Carefully lay out the chicory in a fan-like shape in a serving bowl or on a large plate. Then add on the beetroot, placing each piece separately. (I did not want the beetroot to stain everything pink initially). Then arrange the slices of the goat’s cheese in a circle, and walnuts sprinkled on top. If I’d had chives, I would have added some of those, too.
Serve the salad ensuring a fair share of cheese and nuts and pass round the dressing.
Eaten with bread and butter.
Eating Notes
No outside eating notes this week as we both had covid and neither of us could leave the house.

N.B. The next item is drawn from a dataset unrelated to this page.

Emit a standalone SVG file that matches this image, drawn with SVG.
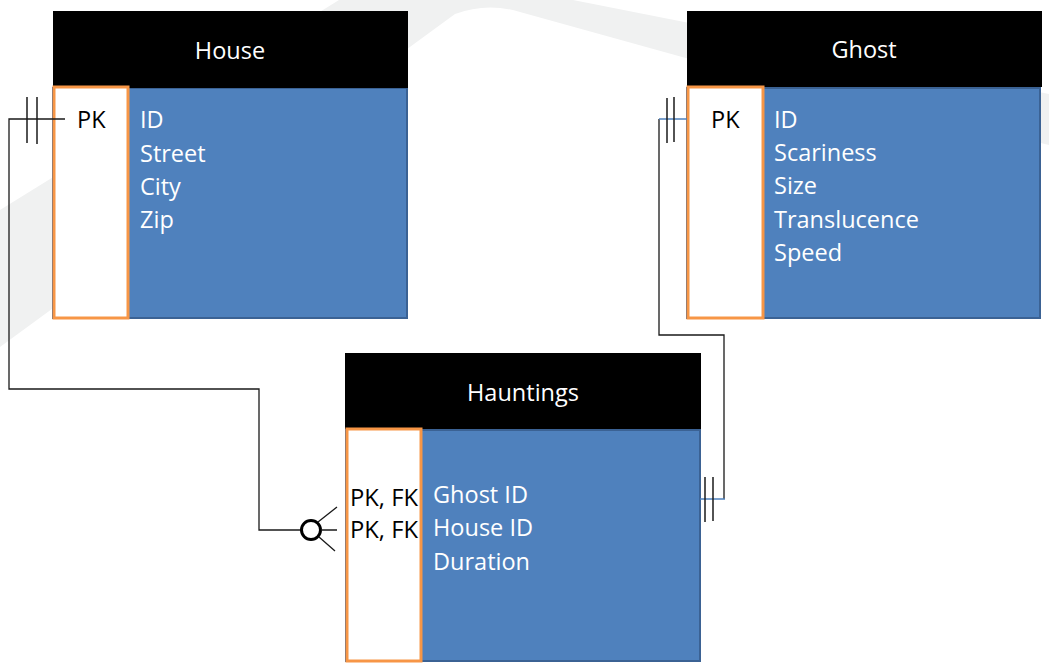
<svg xmlns="http://www.w3.org/2000/svg" width="1049" height="669" viewBox="0 0 1049 669">
<style>
.hdr{fill:#000}
.body{fill:#4f81bd;stroke:#3b6294;stroke-width:2}
.pk{fill:#fff;stroke:#f79646;stroke-width:3}
.t{font-family:"Open Sans","Liberation Sans",Arial,sans-serif;font-size:23.5px}
.w{fill:#fff}
.title{fill:#fff;text-anchor:middle}
.k{fill:#000}
.ln{fill:none;stroke:#1a1a1a;stroke-width:1.3}
.bl{fill:none;stroke:#4f81bd;stroke-width:1.5}
.tick{stroke:#1a1a1a;stroke-width:1.5}
</style>
<rect width="1049" height="669" fill="#fff"/>
<path d="M0,210 L339,0 L573,0 L1049,94 L1049,145 L693,60 L520,12 Q487,2 455,14 L0,347 Z" fill="#f0f1f1"/>
<g id="house">
<rect class="body" x="53" y="88" width="354" height="230"/>
<rect class="hdr" x="53" y="11" width="355" height="77"/>
<rect class="pk" x="54" y="87" width="74" height="231"/>
<text class="t title" x="230" y="59">House</text>
<text class="t k" x="77" y="128">PK</text>
<text class="t w" x="140" y="128">ID</text>
<text class="t w" x="140" y="162">Street</text>
<text class="t w" x="140" y="195">City</text>
<text class="t w" x="140" y="228">Zip</text>
</g>
<g id="ghost">
<rect class="body" x="687" y="88" width="353" height="230"/>
<rect class="hdr" x="687" y="11" width="355" height="76"/>
<rect class="pk" x="688" y="87" width="75" height="231"/>
<text class="t title" x="864" y="58">Ghost</text>
<text class="t k" x="711" y="128">PK</text>
<text class="t w" x="774" y="128">ID</text>
<text class="t w" x="774" y="161">Scariness</text>
<text class="t w" x="774" y="194">Size</text>
<text class="t w" x="774" y="228">Translucence</text>
<text class="t w" x="774" y="261">Speed</text>
</g>
<g id="hauntings">
<rect class="body" x="346" y="430" width="354" height="231"/>
<rect class="hdr" x="345" y="353" width="356" height="76"/>
<rect class="pk" x="347" y="429" width="74" height="232"/>
<text class="t title" x="523" y="401">Hauntings</text>
<text class="t k" x="350" y="506" textLength="68" lengthAdjust="spacingAndGlyphs">PK, FK</text>
<text class="t k" x="350" y="538" textLength="68" lengthAdjust="spacingAndGlyphs">PK, FK</text>
<text class="t w" x="433" y="503">Ghost ID</text>
<text class="t w" x="433" y="536">House ID</text>
<text class="t w" x="433" y="570">Duration</text>
</g>
<g id="connectors">
<path class="ln" d="M65,119 H9 V389 H259 V530 H301"/>
<line class="tick" x1="27" y1="97" x2="27" y2="143"/>
<line class="tick" x1="37" y1="97" x2="37" y2="144"/>
<circle cx="311" cy="530" r="9.5" fill="#fff" stroke="#000" stroke-width="3"/>
<path class="ln" d="M321,530 H337 M318,522 L337,507 M319,537 L335,551"/>
<path class="ln" d="M659,119 V335 H724 V499"/>
<path class="bl" d="M659,119 H687 M700,499 H725"/>
<line class="tick" x1="667" y1="98" x2="667" y2="143"/>
<line class="tick" x1="674" y1="97" x2="674" y2="142"/>
<line class="tick" x1="705" y1="477" x2="705" y2="522"/>
<line class="tick" x1="713" y1="477" x2="713" y2="521"/>
</g>
</svg>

While in bed this week I watched a slightly surreal anime series ‘Kotaro Lives Alone’ about a four year old boy who lives alone in an apartment block and the friends he makes. In one episode, he makes himself grand meals so that the plates can keep him company and stop him from feeling lonely. When he eats with his neighbours he only makes one large dish in the middle for them all to eat from, saying he no longer needs the plates to keep him company as he has friends instead.
Sam made a plate of crepes for us to share in bed with lemon and sugar, hazelnut chocolate and butter and sugar.
A cabbage, mashed potato and chopped sausage hash – breadcrumbed! – with a fried egg, ketchup and brown sauce. Made by Sam – delicious!
A snack of banana, tahini and honey on wholewheat pitta bread with roasted sesame seeds and sea salt on top.